Pixel Envy

Written by Nick Heer.

FCC Votes to Begin Dismantling Net Neutrality

Karl Bode, Techdirt:

Surprising absolutely nobody, the FCC today voted 2-1 along strict party lines to begin dismantling net neutrality protections for consumers. The move comes despite the fact that the vast majority of non-bot comments filed with the FCC support keeping the rules intact. And while FCC boss Ajit Pai has breathlessly insisted he intended to listen to the concerns of all parties involved, there has been zero indication that this was a serious commitment as he begins dismantling all manner of broadband consumer protections, not just net neutrality.

Libby Watson, Gizmodo:

The commission will now consider Pai’s proposal, which would repeal the reclassification of broadband providers as “common carriers” (a little like utilities) under Title II of the Telecommunications Act.

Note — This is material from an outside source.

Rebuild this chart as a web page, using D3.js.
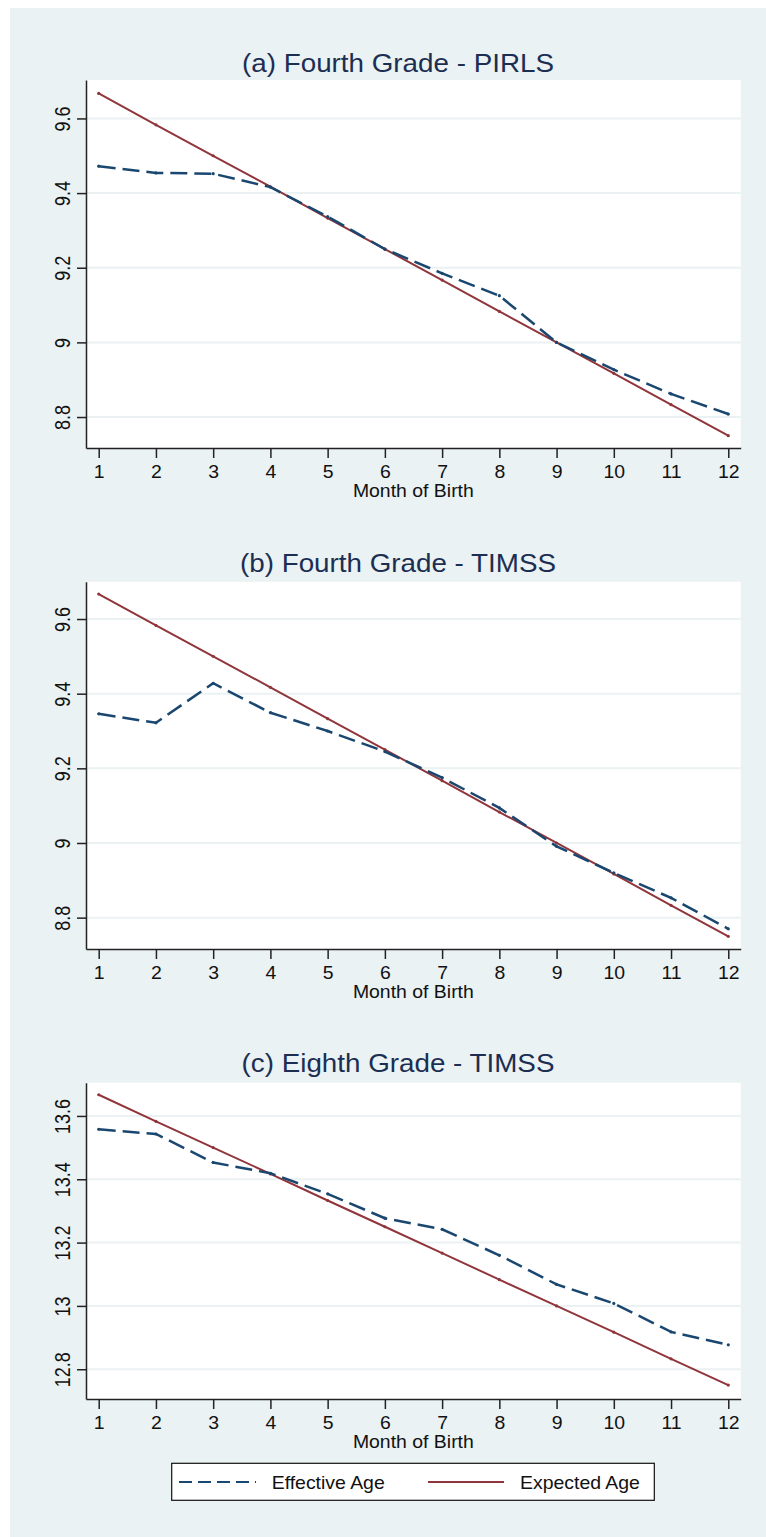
<!DOCTYPE html>
<html>
<head>
<meta charset="utf-8">
<script src="https://cdn.jsdelivr.net/npm/d3@7"></script>
<style>
  body { margin: 0; background: #fff; }
  svg text { font-family: "Liberation Sans", Arial, sans-serif; }
</style>
</head>
<body>
<svg id="main" width="766" height="1537"></svg>
<script>
// month of birth, shared by all three panels
var months = [1, 2, 3, 4, 5, 6, 7, 8, 9, 10, 11, 12];

// (a) Fourth Grade - PIRLS
var effectiveA = [9.472, 9.454, 9.452, 9.416, 9.337, 9.250, 9.185, 9.125, 9.000, 8.927, 8.862, 8.808];
var expectedA  = [9.667, 9.583, 9.500, 9.417, 9.333, 9.250, 9.167, 9.083, 9.000, 8.917, 8.833, 8.750];
// (b) Fourth Grade - TIMSS
var effectiveB = [9.346, 9.322, 9.428, 9.349, 9.300, 9.245, 9.175, 9.094, 8.991, 8.920, 8.853, 8.770];
var expectedB  = [9.667, 9.583, 9.500, 9.417, 9.333, 9.250, 9.167, 9.083, 9.000, 8.917, 8.833, 8.750];
// (c) Eighth Grade - TIMSS
var effectiveC = [13.558, 13.543, 13.453, 13.419, 13.354, 13.277, 13.242, 13.160, 13.068, 13.008, 12.918, 12.877];
var expectedC  = [13.667, 13.583, 13.500, 13.417, 13.333, 13.250, 13.167, 13.083, 13.000, 12.917, 12.833, 12.750];

var yTicksFourth = [8.8, 9, 9.2, 9.4, 9.6];
var yTicksEighth = [12.8, 13, 13.2, 13.4, 13.6];

var titles = ["(a) Fourth Grade - PIRLS", "(b) Fourth Grade - TIMSS", "(c) Eighth Grade - TIMSS"];
var xLabel = "Month of Birth";
var seriesNames = ["Effective Age", "Expected Age"];

var navy = "#1a476f", maroon = "#90353b", bg = "#eaf2f3";

var svg = d3.select("#main");
svg.append("rect").attr("x", 10).attr("y", 8).attr("width", 756).attr("height", 1529).attr("fill", bg);

var panels = [
  {title: titles[0], eff: effectiveA, exp: expectedA, ticks: yTicksFourth, dom: [8.717, 9.703], top: 80,    bottom: 448, tb: 72},
  {title: titles[1], eff: effectiveB, exp: expectedB, ticks: yTicksFourth, dom: [8.716, 9.700], top: 581.7, bottom: 949, tb: 572},
  {title: titles[2], eff: effectiveC, exp: expectedC, ticks: yTicksEighth, dom: [12.706, 13.705], top: 1082.7, bottom: 1399, tb: 1072}
];

var left = 86, right = 740.7, width = right - left;
var xScale = d3.scaleLinear().domain([0.778, 12.217]).range([0, width]);

panels.forEach(function(p) {
  var height = p.bottom - p.top;
  var yScale = d3.scaleLinear().domain(p.dom).range([height, 0]);

  svg.append("text")
    .attr("transform", "translate(398," + p.tb + ") scale(1.09,1)")
    .attr("text-anchor", "middle")
    .attr("font-size", 25.5)
    .attr("fill", "#1c2e52")
    .text(p.title);

  var g = svg.append("g").attr("transform", "translate(" + left + "," + p.top + ")");
  g.append("rect").attr("width", width).attr("height", height).attr("fill", "#fff");

  g.selectAll(".grid").data(p.ticks).enter().append("line")
    .attr("x1", 0).attr("x2", width)
    .attr("y1", function(d) { return yScale(d); })
    .attr("y2", function(d) { return yScale(d); })
    .attr("stroke", bg).attr("stroke-width", 2);

  var xAxis = g.append("g")
    .attr("transform", "translate(0," + height + ")")
    .call(d3.axisBottom(xScale).tickValues(months).tickSize(10).tickSizeOuter(0));
  xAxis.selectAll("text")
    .attr("y", 30).attr("dy", null)
    .attr("transform", "scale(1.08,1)")
    .attr("font-size", 18).attr("fill", "#111");

  var yAxis = g.append("g")
    .call(d3.axisLeft(yScale).tickValues(p.ticks).tickSize(9).tickSizeOuter(0)
      .tickFormat(function(d) { return String(+d.toFixed(1)); }));
  yAxis.selectAll("text")
    .attr("x", null).attr("dy", null)
    .attr("text-anchor", "middle")
    .attr("transform", "translate(-16,0) rotate(-90) scale(1,1.2)")
    .attr("font-size", 18).attr("fill", "#111");

  g.selectAll(".domain, .tick line").attr("stroke", "#222").attr("stroke-width", 1.5);

  g.append("text")
    .attr("transform", "translate(" + width / 2 + "," + (height + 49) + ") scale(1.08,1)")
    .attr("text-anchor", "middle")
    .attr("font-size", 18).attr("fill", "#111")
    .text(xLabel);

  var line = d3.line()
    .x(function(d, i) { return xScale(months[i]); })
    .y(function(d) { return yScale(d); });

  g.append("path").attr("d", line(p.exp))
    .attr("fill", "none").attr("stroke", maroon).attr("stroke-width", 2);
  g.selectAll(".mexp").data(p.exp).enter().append("circle")
    .attr("cx", function(d, i) { return xScale(months[i]); })
    .attr("cy", function(d) { return yScale(d); })
    .attr("r", 1.6).attr("fill", maroon);

  g.append("path").attr("d", line(p.eff))
    .attr("fill", "none").attr("stroke", navy).attr("stroke-width", 2.5)
    .attr("stroke-dasharray", "17,7");
  g.selectAll(".meff").data(p.eff).enter().append("circle")
    .attr("cx", function(d, i) { return xScale(months[i]); })
    .attr("cy", function(d) { return yScale(d); })
    .attr("r", 1.6).attr("fill", navy);
});

// legend
var lg = svg.append("g");
lg.append("rect").attr("x", 171.7).attr("y", 1463.3).attr("width", 482.6).attr("height", 37)
  .attr("fill", "#fff").attr("stroke", "#111").attr("stroke-width", 1.2);
lg.append("line").attr("x1", 179).attr("x2", 256).attr("y1", 1482).attr("y2", 1482)
  .attr("stroke", navy).attr("stroke-width", 2).attr("stroke-dasharray", "13,6");
lg.append("line").attr("x1", 428).attr("x2", 504).attr("y1", 1482).attr("y2", 1482)
  .attr("stroke", maroon).attr("stroke-width", 2);
lg.append("text").attr("transform", "translate(271.7,1489) scale(1.08,1)")
  .attr("font-size", 18).attr("fill", "#111").text(seriesNames[0]);
lg.append("text").attr("transform", "translate(520,1489) scale(1.08,1)")
  .attr("font-size", 18).attr("fill", "#111").text(seriesNames[1]);
</script>
</body>
</html>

Pai’s proposed rulemaking would also “seek comment” on the so-called “bright line” rules—no blocking, throttling, or paid prioritization of internet traffic—likely meaning those rules would be watered down or even erased. We won’t know for sure until closer to the final vote, but without Title II authority, the FCC might not be able to enforce those rules anyway.

Much like a repeal of net neutrality would allow, this vote is a clear demonstration that a few powerful companies have their interests prioritized far higher than the millions of people who don’t have a boatload of cash to spare. This result may have been expected, but that doesn’t make it any less of a pile of horse shit.

Watson, again:

Meanwhile, the other Republican, Mike O’Rielly, laid the groundwork for ignoring pro-net neutrality comments that have already flooded in and will likely continue to do so before the vote, saying FCC rules aren’t decided “like a ‘Dancing With the Stars’ contest.” More than 2.1 million comments have already been filed, though as we’ve reported, hundreds of thousands of those appear to be astroturfed, possibly bot-filed anti-net neutrality comments, submitted under the names of other people. But as much as O’Rielly might want to dismiss the comment process, every comment in favor of net neutrality makes it more obvious that Pai’s proposal is something that only ISPs want.

O’Rielly’s disparagement of democracy and Pai’s refusal to take seriously the millions of comments in favour of Title II regulation says everything you need to know about what these jackasses think of Americans’ values and voices.